_Task_
The data below should be restated word for word, with every picture omitted.

_Data shown_
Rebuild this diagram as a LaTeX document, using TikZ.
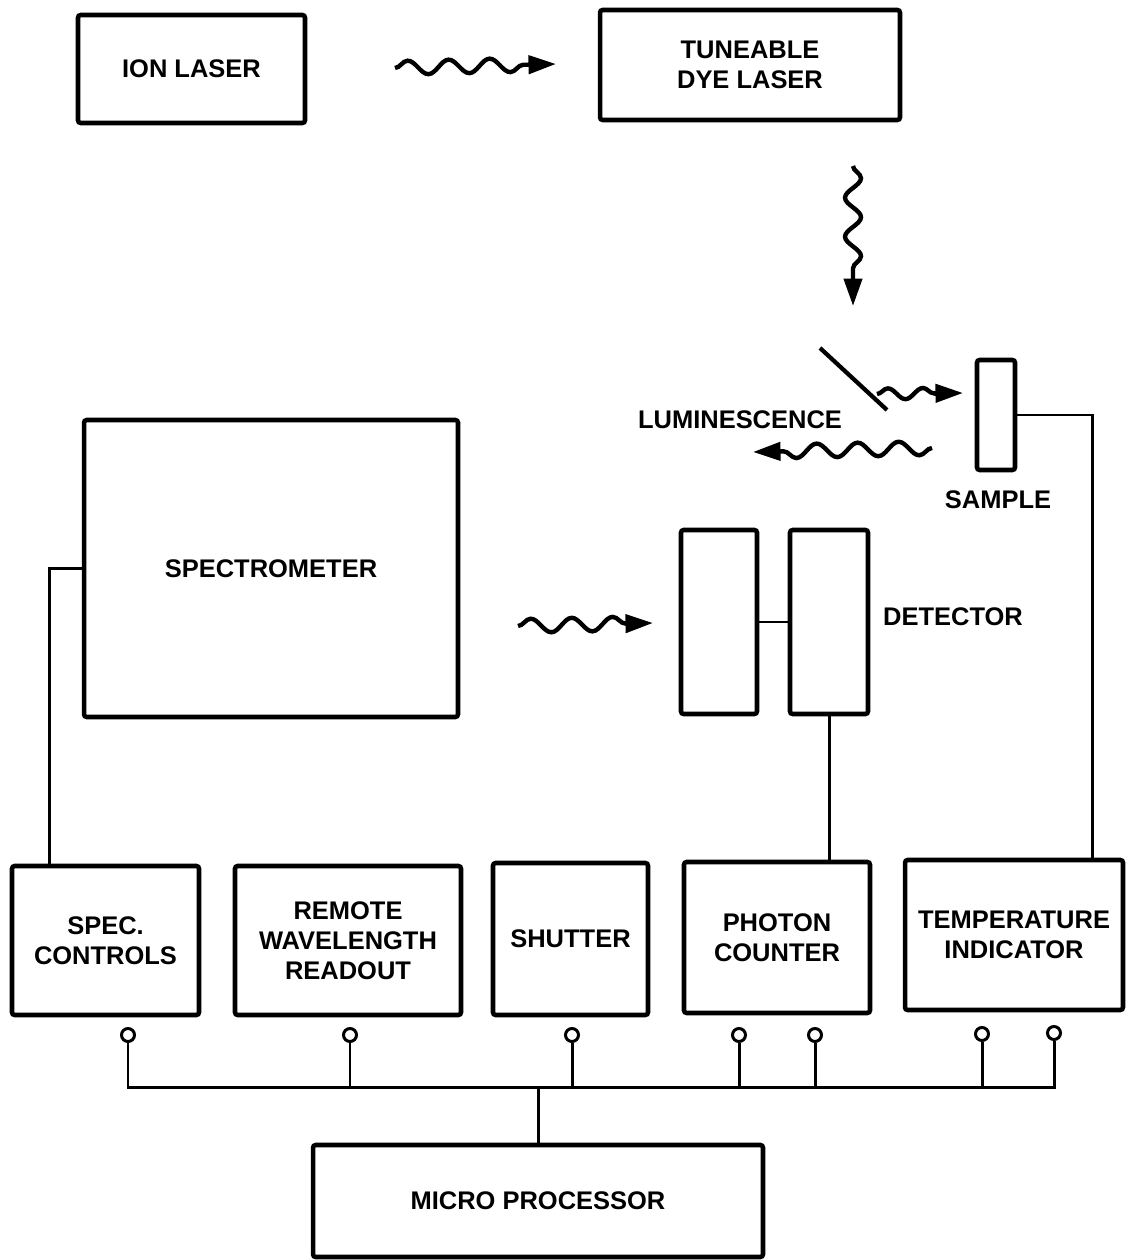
\documentclass[tikz,border=0pt]{standalone}
\usepackage{fontspec}
\setmainfont{Liberation Sans}
\usetikzlibrary{arrows.meta,decorations.pathmorphing}
\begin{document}
\begin{tikzpicture}[x=0.02cm,y=-0.02cm,
  txt/.style={font=\fontsize{14.5}{17}\selectfont\bfseries, align=center},
  box/.style={draw, line width=2.6pt, rounded corners=1.5pt, txt, inner sep=0pt},
  lbl/.style={txt, inner sep=0pt},
  wire/.style={line width=1.7pt},
  mirror/.style={line width=2.4pt},
  wave/.style={line width=2.5pt, decorate,
    decoration={snake, amplitude=0.14cm, segment length=0.82cm, post length=0.45cm},
    -{Triangle[length=0.55cm,width=0.36cm]}},
  pin/.style={circle, draw, line width=1.7pt, minimum size=0.26cm, inner sep=0pt}]
\useasboundingbox (0,0) rectangle (1127,1260);

% top lasers
\node[box, minimum width=4.54cm, minimum height=2.16cm] (ion) at (191.5,69) {ION LASER};
\node[box, minimum width=6cm, minimum height=2.2cm] (dye) at (750,65) {TUNEABLE\\DYE LASER};

% optics
\node[box, minimum width=0.76cm, minimum height=2.2cm] (sample) at (996,415) {};
\node[lbl] (samplelbl) at (998,500) {SAMPLE};
\node[lbl] (lumlbl) at (740,420) {LUMINESCENCE};
\coordinate (mA) at (820,348);
\coordinate (mB) at (887,410);
\draw[mirror] (mA) -- (mB);

% spectrometer and detector
\node[box, minimum width=7.48cm, minimum height=5.94cm] (spec) at (271,568.5) {SPECTROMETER};
\node[box, minimum width=1.52cm, minimum height=3.68cm] (det1) at (719,622) {};
\node[box, minimum width=1.56cm, minimum height=3.68cm] (det2) at (829,622) {};
\node[lbl] (detlbl) at (953,617) {DETECTOR};

% bottom row
\node[box, minimum width=3.74cm, minimum height=2.98cm] (ctl) at (105.5,940.5) {SPEC.\\CONTROLS};
\node[box, minimum width=4.52cm, minimum height=2.98cm] (remote) at (348,940.5) {REMOTE\\WAVELENGTH\\READOUT};
\node[box, minimum width=3.1cm, minimum height=3.04cm] (shutter) at (570.5,939) {SHUTTER};
\node[box, minimum width=3.72cm, minimum height=3.02cm] (photon) at (777,937.5) {PHOTON\\COUNTER};
\node[box, minimum width=4.36cm, minimum height=3.0cm] (temp) at (1014,935) {TEMPERATURE\\INDICATOR};
\node[box, minimum width=9cm, minimum height=2.24cm] (micro) at (538,1201) {MICRO PROCESSOR};

% wavy arrows
\coordinate (w1a) at (395,68);  \coordinate (w1b) at (556,64);
\coordinate (w2a) at (853,166); \coordinate (w2b) at (853,306);
\coordinate (w3a) at (877,394); \coordinate (w3b) at (963,393);
\coordinate (w4a) at (932,448); \coordinate (w4b) at (753,452);
\coordinate (w5a) at (518,626); \coordinate (w5b) at (653,623);
\draw[wave] (w1a) -- (w1b);
\draw[wave, decoration={snake, amplitude=0.16cm, segment length=0.78cm, post length=0.45cm}] (w2a) -- (w2b);
\draw[wave, decoration={snake, amplitude=0.11cm, segment length=0.7cm, post length=0.45cm}] (w3a) -- (w3b);
\draw[wave] (w4a) -- (w4b);
\draw[wave] (w5a) -- (w5b);

% wires
\draw[wire] (sample.east) -| ([xshift=-0.66cm]temp.north east);
\draw[wire] (spec.west) -| ([xshift=0.8cm]ctl.north west);
\draw[wire] (det1.east) -- (det2.west);
\draw[wire] (det2.south) -- (det2.south |- photon.north);

% pins and bus
\node[pin] (p1) at (128,1035) {};
\node[pin] (p2) at (350,1035) {};
\node[pin] (p3) at (572,1035) {};
\node[pin] (p4) at (739,1035) {};
\node[pin] (p5) at (815,1035) {};
\node[pin] (p6) at (982,1034) {};
\node[pin] (p7) at (1054,1033) {};
\coordinate (busL) at (128,1087);
\coordinate (busR) at (1054,1087);
\draw[wire] (p1.south) -- (p1.south |- busL) -- (busR) -- (p7.south);
\foreach \p in {p2,p3,p4,p5,p6} \draw[wire] (\p.south) -- (\p.south |- busL);
\draw[wire] (micro.north) -- (micro.north |- busL);
\end{tikzpicture}
\end{document}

_Exercise answer_
Rebuild this diagram as a LaTeX document, using TikZ.
\documentclass[tikz,border=0pt]{standalone}
\usepackage{fontspec}
\setmainfont{Liberation Sans}
\usetikzlibrary{arrows.meta,decorations.pathmorphing}
\begin{document}
\begin{tikzpicture}[x=0.02cm,y=-0.02cm,
  txt/.style={font=\fontsize{14.5}{17}\selectfont\bfseries, align=center},
  box/.style={draw, line width=2.6pt, rounded corners=1.5pt, txt, inner sep=0pt},
  lbl/.style={txt, inner sep=0pt},
  wire/.style={line width=1.7pt},
  mirror/.style={line width=2.4pt},
  wave/.style={line width=2.5pt, decorate,
    decoration={snake, amplitude=0.14cm, segment length=0.82cm, post length=0.45cm},
    -{Triangle[length=0.55cm,width=0.36cm]}},
  pin/.style={circle, draw, line width=1.7pt, minimum size=0.26cm, inner sep=0pt}]
\useasboundingbox (0,0) rectangle (1127,1260);

% top lasers
\node[box, minimum width=4.54cm, minimum height=2.16cm] (ion) at (191.5,69) {ION LASER};
\node[box, minimum width=6cm, minimum height=2.2cm] (dye) at (750,65) {TUNEABLE\\DYE LASER};

% optics
\node[box, minimum width=0.76cm, minimum height=2.2cm] (sample) at (996,415) {};
\node[lbl] (samplelbl) at (998,500) {SAMPLE};
\node[lbl] (lumlbl) at (740,420) {LUMINESCENCE};
\coordinate (mA) at (820,348);
\coordinate (mB) at (887,410);
\draw[mirror] (mA) -- (mB);

% spectrometer and detector
\node[box, minimum width=7.48cm, minimum height=5.94cm] (spec) at (271,568.5) {SPECTROMETER};
\node[box, minimum width=1.52cm, minimum height=3.68cm] (det1) at (719,622) {};
\node[box, minimum width=1.56cm, minimum height=3.68cm] (det2) at (829,622) {};
\node[lbl] (detlbl) at (953,617) {DETECTOR};

% bottom row
\node[box, minimum width=3.74cm, minimum height=2.98cm] (ctl) at (105.5,940.5) {SPEC.\\CONTROLS};
\node[box, minimum width=4.52cm, minimum height=2.98cm] (remote) at (348,940.5) {REMOTE\\WAVELENGTH\\READOUT};
\node[box, minimum width=3.1cm, minimum height=3.04cm] (shutter) at (570.5,939) {SHUTTER};
\node[box, minimum width=3.72cm, minimum height=3.02cm] (photon) at (777,937.5) {PHOTON\\COUNTER};
\node[box, minimum width=4.36cm, minimum height=3.0cm] (temp) at (1014,935) {TEMPERATURE\\INDICATOR};
\node[box, minimum width=9cm, minimum height=2.24cm] (micro) at (538,1201) {MICRO PROCESSOR};

% wavy arrows
\coordinate (w1a) at (395,68);  \coordinate (w1b) at (556,64);
\coordinate (w2a) at (853,166); \coordinate (w2b) at (853,306);
\coordinate (w3a) at (877,394); \coordinate (w3b) at (963,393);
\coordinate (w4a) at (932,448); \coordinate (w4b) at (753,452);
\coordinate (w5a) at (518,626); \coordinate (w5b) at (653,623);
\draw[wave] (w1a) -- (w1b);
\draw[wave, decoration={snake, amplitude=0.16cm, segment length=0.78cm, post length=0.45cm}] (w2a) -- (w2b);
\draw[wave, decoration={snake, amplitude=0.11cm, segment length=0.7cm, post length=0.45cm}] (w3a) -- (w3b);
\draw[wave] (w4a) -- (w4b);
\draw[wave] (w5a) -- (w5b);

% wires
\draw[wire] (sample.east) -| ([xshift=-0.66cm]temp.north east);
\draw[wire] (spec.west) -| ([xshift=0.8cm]ctl.north west);
\draw[wire] (det1.east) -- (det2.west);
\draw[wire] (det2.south) -- (det2.south |- photon.north);

% pins and bus
\node[pin] (p1) at (128,1035) {};
\node[pin] (p2) at (350,1035) {};
\node[pin] (p3) at (572,1035) {};
\node[pin] (p4) at (739,1035) {};
\node[pin] (p5) at (815,1035) {};
\node[pin] (p6) at (982,1034) {};
\node[pin] (p7) at (1054,1033) {};
\coordinate (busL) at (128,1087);
\coordinate (busR) at (1054,1087);
\draw[wire] (p1.south) -- (p1.south |- busL) -- (busR) -- (p7.south);
\foreach \p in {p2,p3,p4,p5,p6} \draw[wire] (\p.south) -- (\p.south |- busL);
\draw[wire] (micro.north) -- (micro.north |- busL);
\end{tikzpicture}
\end{document}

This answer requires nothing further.